“If I do not love you I shall not love; If you shall not love, I shall not have been loved” Bertold Brecht
When winter comes to an end it loosens its hold on New Hampshire’s snow packed mountains causing the melting ice and snow to thunder down into rivers, more often than not, overflowing their banks, causing all kinds of havoc in low lying areas. It is during this time of year, between winter and spring, known as ‘mud’ season, that Ray starts having trouble swallowing.
He is diagnosed with throat cancer at Dartmouth-Hitchcock Hospital, located in Hanover, New Hampshire, an hour and a half away over unforgiving, but
beautiful, country roads. All through the summer and fall, Dot and Ray travel to Hanover for treatments that barely help. When Ray is finally hospitalized that winter, Audrey, Nora or myself make the daily drive over there with Dot. Like her, we ignore him when he tells us it doesn’t make sense to visit every day- “Why you girls are gonna kill yourselves.”
Ray does come home but he is hospitalized off and on, until late spring.
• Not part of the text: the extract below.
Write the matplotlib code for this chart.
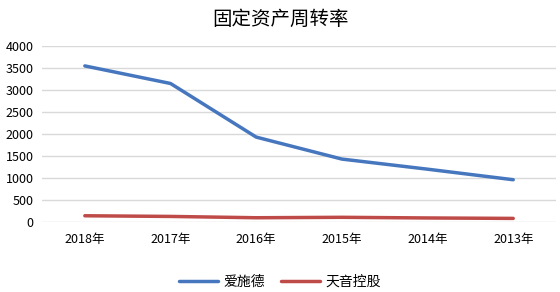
import matplotlib
matplotlib.use('Agg')
import matplotlib.pyplot as plt

plt.rcParams['font.family'] = ['Noto Sans CJK SC', 'DejaVu Sans']

years = ['2018年', '2017年', '2016年', '2015年', '2014年', '2013年']
aishide = [3550, 3150, 1930, 1430, 1200, 960]
tianyin = [140, 125, 95, 105, 90, 80]

fig = plt.figure(figsize=(5.6, 2.92), dpi=100)
ax = fig.add_axes([0.075, 0.24, 0.918, 0.602])

x = range(len(years))
ax.plot(x, aishide, color='#4677BE', linewidth=2.5, label='爱施德', solid_capstyle='round')
ax.plot(x, tianyin, color='#BE4B48', linewidth=2.5, label='天音控股', solid_capstyle='round')

ax.set_xlim(-0.5, len(years) - 0.5)
ax.set_ylim(0, 4000)
ax.set_yticks(range(0, 4001, 500))
ax.set_xticks(list(x))
ax.set_xticklabels(years, fontsize=9)
ax.tick_params(axis='y', labelsize=9, length=0, pad=6)
ax.tick_params(axis='x', length=0, pad=8)
ax.grid(axis='y', color='#D9D9D9', linewidth=1)
ax.set_axisbelow(True)
for s in ax.spines.values():
    s.set_visible(False)

fig.text(0.5, 0.935, '固定资产周转率', ha='center', va='center', fontsize=14)
fig.legend(loc='center', bbox_to_anchor=(0.5, 0.035), ncol=2, frameon=False,
           fontsize=10, handlelength=2.8, columnspacing=1.2, handletextpad=0.4)

fig.savefig('out.png', dpi=100)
When nothing seems to work anymore and Ray is unable to even take nourishment through a straw, the Doctor’s decide to put a feeding tube and send him home with medications. Dot doesn’t doubt for an instant that she is capable of doctoring him after all the years she has been taking care of her animals. Not one of us dare say out loud that Ray was coming home to die.
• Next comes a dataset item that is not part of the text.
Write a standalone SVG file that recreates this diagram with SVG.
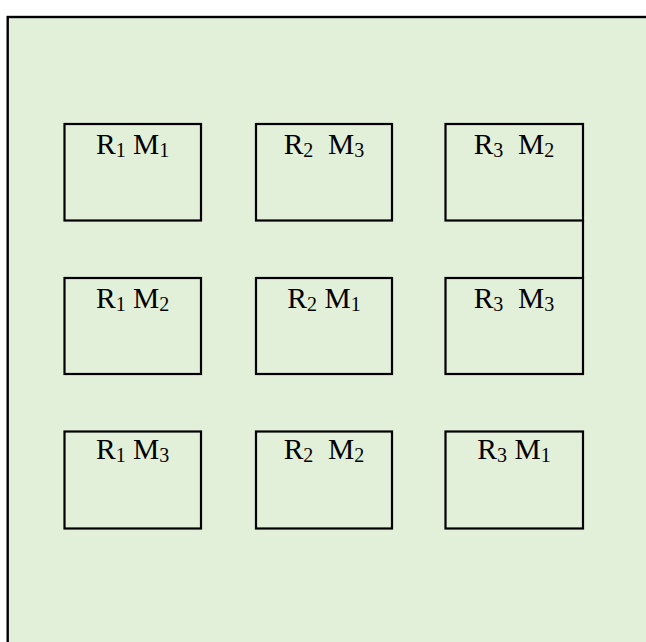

Audrey, Nora, and I arrive daily and join Dot’s sisters, forming a seamless circle around Dot and Ray, and taking over the chores for Dot so she is free to spend her time ministering to her Ray.
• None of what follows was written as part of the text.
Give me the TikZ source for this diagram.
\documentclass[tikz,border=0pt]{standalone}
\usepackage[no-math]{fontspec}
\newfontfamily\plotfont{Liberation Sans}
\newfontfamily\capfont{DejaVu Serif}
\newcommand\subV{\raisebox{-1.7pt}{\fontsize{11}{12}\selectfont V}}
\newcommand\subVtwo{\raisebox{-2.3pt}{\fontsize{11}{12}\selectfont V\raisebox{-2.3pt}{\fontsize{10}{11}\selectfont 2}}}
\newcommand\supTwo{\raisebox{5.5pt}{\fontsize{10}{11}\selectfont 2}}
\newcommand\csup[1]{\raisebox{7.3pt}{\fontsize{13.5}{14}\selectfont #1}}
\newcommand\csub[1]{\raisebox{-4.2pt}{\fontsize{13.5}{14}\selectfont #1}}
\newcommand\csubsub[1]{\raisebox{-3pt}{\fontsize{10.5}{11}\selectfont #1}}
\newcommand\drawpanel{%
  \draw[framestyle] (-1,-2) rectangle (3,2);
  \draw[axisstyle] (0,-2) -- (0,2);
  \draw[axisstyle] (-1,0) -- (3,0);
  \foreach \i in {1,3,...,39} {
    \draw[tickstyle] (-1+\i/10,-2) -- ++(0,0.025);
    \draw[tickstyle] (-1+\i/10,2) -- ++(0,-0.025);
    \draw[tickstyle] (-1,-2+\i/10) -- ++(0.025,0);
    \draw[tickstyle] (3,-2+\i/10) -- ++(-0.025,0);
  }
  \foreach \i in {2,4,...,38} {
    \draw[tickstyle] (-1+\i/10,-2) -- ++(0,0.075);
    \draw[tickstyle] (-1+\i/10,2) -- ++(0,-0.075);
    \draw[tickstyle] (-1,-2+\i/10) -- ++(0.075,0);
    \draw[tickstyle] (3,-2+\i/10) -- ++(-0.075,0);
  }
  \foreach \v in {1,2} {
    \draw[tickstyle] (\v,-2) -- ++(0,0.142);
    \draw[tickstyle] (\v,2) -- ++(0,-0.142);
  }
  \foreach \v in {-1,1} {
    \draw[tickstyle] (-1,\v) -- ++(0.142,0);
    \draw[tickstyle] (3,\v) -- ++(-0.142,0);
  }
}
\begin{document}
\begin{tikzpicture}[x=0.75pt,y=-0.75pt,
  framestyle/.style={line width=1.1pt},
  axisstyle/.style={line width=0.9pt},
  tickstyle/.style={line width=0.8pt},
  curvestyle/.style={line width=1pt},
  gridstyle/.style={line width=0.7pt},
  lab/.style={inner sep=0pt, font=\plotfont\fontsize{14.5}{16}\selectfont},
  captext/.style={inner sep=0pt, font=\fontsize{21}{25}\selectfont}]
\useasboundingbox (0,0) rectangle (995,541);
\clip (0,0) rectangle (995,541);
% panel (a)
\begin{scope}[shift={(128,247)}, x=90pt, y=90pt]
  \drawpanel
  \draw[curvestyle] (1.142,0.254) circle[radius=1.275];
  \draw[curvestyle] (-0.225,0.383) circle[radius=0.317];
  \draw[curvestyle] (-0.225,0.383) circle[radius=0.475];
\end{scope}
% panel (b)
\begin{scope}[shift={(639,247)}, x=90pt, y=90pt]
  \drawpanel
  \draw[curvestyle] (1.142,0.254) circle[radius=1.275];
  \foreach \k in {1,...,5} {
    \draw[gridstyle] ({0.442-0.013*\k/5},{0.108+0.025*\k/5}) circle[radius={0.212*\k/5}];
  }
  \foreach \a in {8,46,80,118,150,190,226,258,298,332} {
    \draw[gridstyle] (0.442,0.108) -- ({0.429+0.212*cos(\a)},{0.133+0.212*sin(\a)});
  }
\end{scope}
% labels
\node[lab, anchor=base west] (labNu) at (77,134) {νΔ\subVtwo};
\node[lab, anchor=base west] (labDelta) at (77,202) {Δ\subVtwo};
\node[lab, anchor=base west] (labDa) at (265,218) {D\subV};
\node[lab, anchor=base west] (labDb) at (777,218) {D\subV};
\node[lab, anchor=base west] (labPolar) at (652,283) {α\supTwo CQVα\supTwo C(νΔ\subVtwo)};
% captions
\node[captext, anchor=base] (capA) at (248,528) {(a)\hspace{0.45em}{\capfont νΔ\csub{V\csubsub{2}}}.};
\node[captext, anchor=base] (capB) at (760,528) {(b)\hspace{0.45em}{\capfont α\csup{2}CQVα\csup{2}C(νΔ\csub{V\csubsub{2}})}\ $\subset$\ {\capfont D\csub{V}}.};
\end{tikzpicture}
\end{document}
One morning, I call Dot telling her I am on my way and does she needs anything else, she says,
“Honey, Ray and I have some business to clear up this morning. Let me ring you back when we’re done.”
When Dot phones shortly after noontime she says, “Well honey, Ray and I had ourselves a lovely morning together and he is at peace now. Call the other girls, will ya, and come sit with me. Ray’s body is going to be leaving soon. I called up north already to his son.”
I knew Ray had a grown son, along with a wife he never got around to divorcing. And although Ray hadn’t seen much of them for almost twenty years, when he knew he was dying he’d asked Dot to let them know when he was gone. Even so I am taken aback when I get to Dot’s and find a hearse and aged station wagon waiting in the yard.
I join Dot, who is standing off to the side of the porch, arms crossed over her chest, staring at the doorway where the gurney with Ray’s body will exit. She says, “Ray will be leaving soon. The son and wife showed up pretty quick after I called them. They’re in there now, and are gonna hustle him out of here and bury him in their family plot up in Littleton on Tuesday. We’ll all go up for the funeral.”
Tuesday morning Audrey, Nora and I pile into the Powder Blue Caddy with Dot and make the 40 mile trip to Littleton, where we sit in the back pews of the church, paying our last respects.
Later, gathered in Dot’s kitchen, we feel Ray’s absence, and see in Dot’s eyes the shock of her loss.
Dot and Ray loved each other with a fierceness that outsiders only saw as playful teasing. Ray loved Dot’s independence, and this simple yet monumental gift allowed Dot to trust him enough to let her guard down. She let Ray move into her empty house and her heart, where he filled up all the lonely spaces hidden inside her. Spaces that had accumulated over the years, so quietly, she didn’t even recognize they were ever there, until they all disappeared.
We sit with her for hours, trying to comfort her, knowing nothing will ever fill the emptiness. After a time a great smile comes across Dot’s face, and we could see her eyes, bright as firelight before she clears her throat and says softly, “Well girls, Ray n’ me, we had a hell of a good time together and I had the best of him. Guess a woman can’t ask for nothing more than one good man!
Unless its another good man. But that’s another Dot story!